• [Instructions for the task]
Which lines below hold the word "TypeScript"? Copy all of them.

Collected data
★ ★ ★ ★ ★
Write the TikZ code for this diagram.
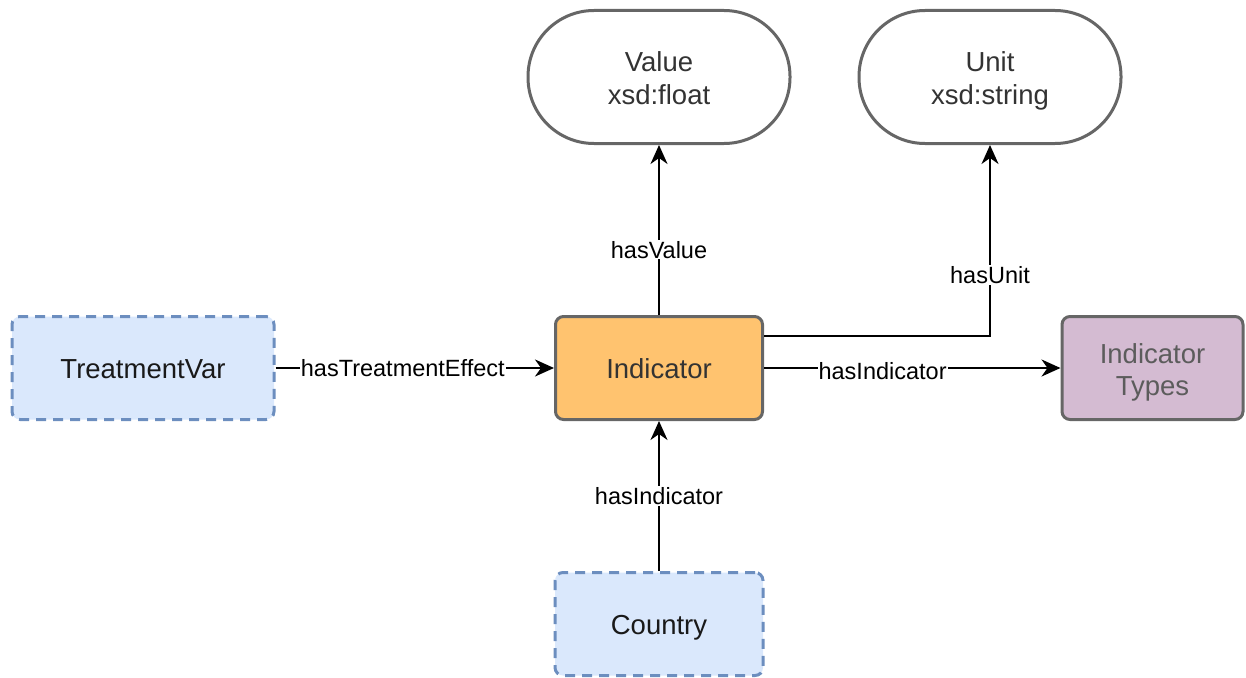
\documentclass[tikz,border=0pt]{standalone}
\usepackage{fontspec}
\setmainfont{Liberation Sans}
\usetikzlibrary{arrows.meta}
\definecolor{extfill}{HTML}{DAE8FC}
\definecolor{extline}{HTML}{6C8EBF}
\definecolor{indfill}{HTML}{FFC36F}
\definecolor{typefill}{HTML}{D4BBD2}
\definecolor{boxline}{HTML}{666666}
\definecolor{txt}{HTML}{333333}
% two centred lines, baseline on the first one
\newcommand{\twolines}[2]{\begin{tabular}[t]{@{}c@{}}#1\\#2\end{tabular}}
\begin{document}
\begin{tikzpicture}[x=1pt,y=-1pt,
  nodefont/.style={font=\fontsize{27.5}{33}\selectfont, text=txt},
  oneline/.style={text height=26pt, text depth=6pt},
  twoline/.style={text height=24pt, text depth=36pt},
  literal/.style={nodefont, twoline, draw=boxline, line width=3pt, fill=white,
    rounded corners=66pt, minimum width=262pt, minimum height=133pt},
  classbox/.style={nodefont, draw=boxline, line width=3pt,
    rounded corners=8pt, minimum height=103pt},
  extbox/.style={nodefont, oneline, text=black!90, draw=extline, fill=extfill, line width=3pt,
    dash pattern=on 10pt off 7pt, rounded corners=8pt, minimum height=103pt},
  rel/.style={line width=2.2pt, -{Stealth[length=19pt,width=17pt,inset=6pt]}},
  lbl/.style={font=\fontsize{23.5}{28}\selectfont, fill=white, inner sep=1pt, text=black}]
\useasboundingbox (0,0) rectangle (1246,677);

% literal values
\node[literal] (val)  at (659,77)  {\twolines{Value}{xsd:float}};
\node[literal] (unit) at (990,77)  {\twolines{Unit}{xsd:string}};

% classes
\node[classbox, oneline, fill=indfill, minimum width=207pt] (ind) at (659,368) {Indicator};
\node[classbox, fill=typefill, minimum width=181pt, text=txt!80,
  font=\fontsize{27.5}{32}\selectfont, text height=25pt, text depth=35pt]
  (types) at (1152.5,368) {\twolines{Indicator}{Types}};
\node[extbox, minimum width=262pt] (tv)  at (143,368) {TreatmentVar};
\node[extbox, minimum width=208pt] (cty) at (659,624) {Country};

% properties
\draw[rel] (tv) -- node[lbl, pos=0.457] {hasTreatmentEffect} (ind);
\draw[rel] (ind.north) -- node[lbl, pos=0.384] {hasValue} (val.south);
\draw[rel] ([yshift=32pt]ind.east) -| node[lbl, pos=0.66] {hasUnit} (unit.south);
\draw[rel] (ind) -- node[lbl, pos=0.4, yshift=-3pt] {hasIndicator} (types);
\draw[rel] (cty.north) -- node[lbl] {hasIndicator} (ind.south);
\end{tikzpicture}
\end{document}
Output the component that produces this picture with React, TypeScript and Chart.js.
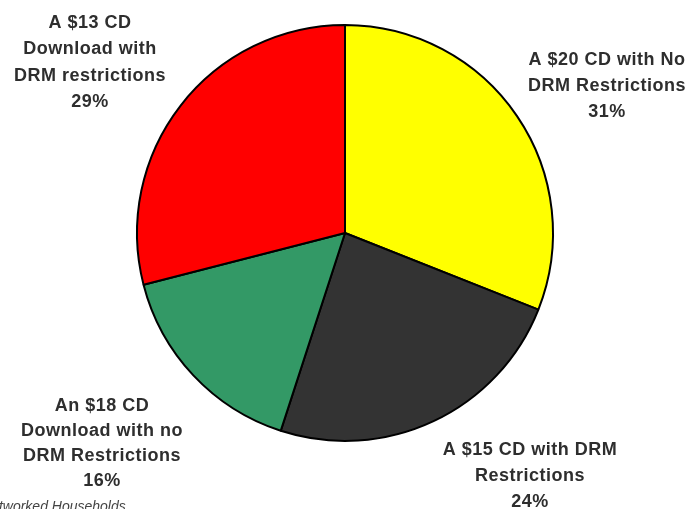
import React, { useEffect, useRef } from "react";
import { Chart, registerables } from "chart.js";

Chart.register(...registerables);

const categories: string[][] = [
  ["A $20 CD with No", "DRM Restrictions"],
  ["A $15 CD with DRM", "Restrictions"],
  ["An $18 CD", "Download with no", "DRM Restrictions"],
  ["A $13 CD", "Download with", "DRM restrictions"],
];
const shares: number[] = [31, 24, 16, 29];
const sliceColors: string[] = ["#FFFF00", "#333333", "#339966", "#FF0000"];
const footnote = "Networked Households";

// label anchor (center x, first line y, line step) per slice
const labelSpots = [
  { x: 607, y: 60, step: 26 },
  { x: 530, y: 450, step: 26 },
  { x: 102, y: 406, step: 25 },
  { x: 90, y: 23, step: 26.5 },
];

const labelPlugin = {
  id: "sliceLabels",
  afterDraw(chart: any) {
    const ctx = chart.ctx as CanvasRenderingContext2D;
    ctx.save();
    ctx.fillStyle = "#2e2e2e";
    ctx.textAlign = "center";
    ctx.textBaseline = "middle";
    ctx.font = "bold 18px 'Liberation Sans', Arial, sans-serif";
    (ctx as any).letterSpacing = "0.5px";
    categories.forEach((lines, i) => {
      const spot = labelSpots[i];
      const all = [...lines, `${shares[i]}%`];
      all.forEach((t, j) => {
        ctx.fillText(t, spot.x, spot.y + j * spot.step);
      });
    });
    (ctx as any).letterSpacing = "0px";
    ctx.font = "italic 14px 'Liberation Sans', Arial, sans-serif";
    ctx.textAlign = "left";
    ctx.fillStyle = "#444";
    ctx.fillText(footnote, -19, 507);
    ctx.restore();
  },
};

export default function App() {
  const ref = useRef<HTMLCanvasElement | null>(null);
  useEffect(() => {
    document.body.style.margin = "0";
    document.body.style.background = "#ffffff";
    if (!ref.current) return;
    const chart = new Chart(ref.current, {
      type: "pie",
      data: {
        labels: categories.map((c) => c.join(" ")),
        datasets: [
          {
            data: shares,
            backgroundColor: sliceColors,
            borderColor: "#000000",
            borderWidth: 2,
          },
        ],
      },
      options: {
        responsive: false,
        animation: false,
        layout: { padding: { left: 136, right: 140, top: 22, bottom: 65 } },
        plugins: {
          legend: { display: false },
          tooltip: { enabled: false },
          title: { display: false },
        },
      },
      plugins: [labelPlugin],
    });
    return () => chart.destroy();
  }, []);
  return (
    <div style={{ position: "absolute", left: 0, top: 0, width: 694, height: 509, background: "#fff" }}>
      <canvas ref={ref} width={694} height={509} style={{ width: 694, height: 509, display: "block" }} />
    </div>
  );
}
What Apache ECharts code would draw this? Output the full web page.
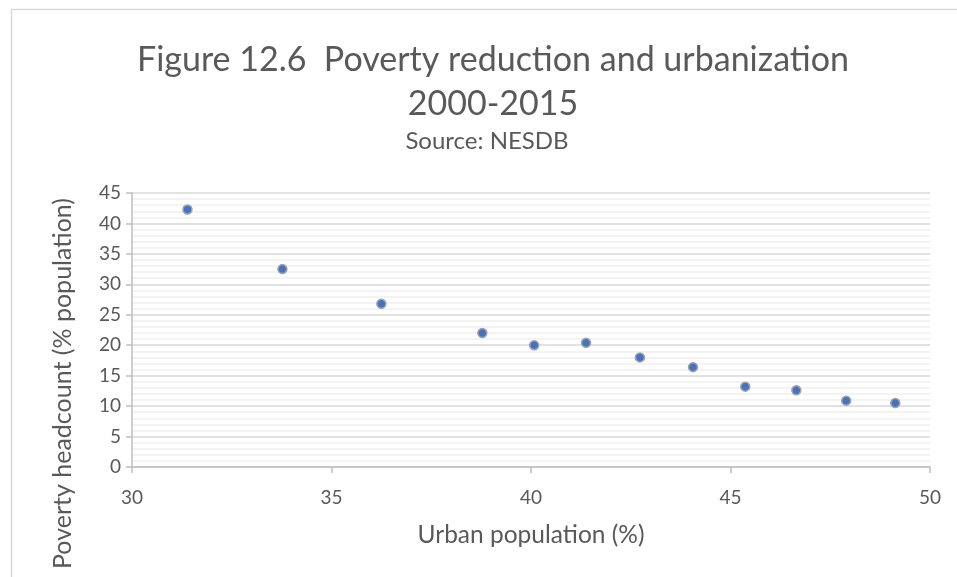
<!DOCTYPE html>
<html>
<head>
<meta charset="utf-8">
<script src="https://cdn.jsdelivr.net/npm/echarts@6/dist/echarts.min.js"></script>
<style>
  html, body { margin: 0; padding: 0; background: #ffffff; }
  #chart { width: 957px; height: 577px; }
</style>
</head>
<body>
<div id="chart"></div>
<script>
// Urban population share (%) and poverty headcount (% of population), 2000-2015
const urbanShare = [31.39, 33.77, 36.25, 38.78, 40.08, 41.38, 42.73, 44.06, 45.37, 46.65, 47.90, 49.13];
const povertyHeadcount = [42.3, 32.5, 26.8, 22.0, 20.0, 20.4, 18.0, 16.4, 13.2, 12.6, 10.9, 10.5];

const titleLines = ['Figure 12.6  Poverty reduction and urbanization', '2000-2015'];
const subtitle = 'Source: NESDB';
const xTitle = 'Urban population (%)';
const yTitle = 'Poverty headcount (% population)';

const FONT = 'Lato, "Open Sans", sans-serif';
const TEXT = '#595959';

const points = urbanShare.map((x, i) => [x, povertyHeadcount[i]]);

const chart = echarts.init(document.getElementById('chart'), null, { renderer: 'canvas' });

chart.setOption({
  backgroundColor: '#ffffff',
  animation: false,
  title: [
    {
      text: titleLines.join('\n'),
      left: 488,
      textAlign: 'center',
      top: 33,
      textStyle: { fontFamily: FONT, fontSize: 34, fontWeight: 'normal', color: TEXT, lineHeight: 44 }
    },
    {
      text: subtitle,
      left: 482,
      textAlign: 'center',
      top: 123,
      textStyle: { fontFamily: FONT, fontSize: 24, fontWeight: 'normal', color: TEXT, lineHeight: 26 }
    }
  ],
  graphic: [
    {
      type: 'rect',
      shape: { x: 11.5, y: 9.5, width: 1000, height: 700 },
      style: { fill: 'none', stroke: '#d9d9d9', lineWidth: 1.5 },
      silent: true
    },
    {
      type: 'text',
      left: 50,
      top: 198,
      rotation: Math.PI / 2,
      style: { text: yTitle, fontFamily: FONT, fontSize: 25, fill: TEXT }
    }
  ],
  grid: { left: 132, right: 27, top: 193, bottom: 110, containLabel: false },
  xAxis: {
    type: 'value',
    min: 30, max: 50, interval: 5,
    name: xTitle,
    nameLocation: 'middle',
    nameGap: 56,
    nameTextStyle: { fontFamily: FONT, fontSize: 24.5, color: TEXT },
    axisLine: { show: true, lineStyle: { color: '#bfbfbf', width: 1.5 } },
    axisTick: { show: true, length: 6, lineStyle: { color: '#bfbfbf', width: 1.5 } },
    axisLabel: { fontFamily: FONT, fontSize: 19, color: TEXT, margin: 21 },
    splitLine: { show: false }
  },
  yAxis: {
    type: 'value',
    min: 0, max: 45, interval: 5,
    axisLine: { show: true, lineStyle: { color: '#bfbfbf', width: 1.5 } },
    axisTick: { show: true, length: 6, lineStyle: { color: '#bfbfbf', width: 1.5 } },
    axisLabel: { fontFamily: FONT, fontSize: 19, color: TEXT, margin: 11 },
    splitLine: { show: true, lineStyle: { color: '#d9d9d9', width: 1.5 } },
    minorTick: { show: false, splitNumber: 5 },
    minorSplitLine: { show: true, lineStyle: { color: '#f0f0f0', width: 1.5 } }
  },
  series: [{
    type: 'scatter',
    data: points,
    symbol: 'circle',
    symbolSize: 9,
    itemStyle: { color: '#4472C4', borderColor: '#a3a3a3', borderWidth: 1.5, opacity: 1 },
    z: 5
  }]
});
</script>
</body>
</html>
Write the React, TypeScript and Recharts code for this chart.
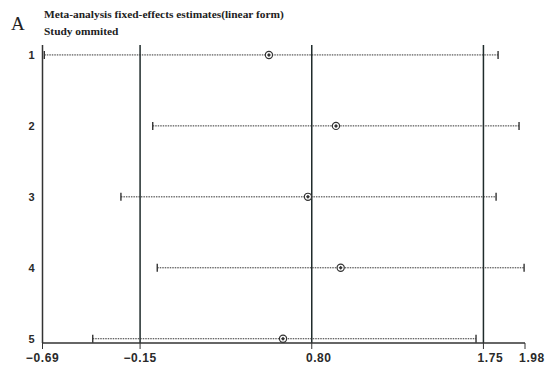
★ ★ ★ ★ ★
• [Exercise output]
Output the component that produces this picture with React, TypeScript and Chart.js.
Write the React, TypeScript and Recharts code for this chart.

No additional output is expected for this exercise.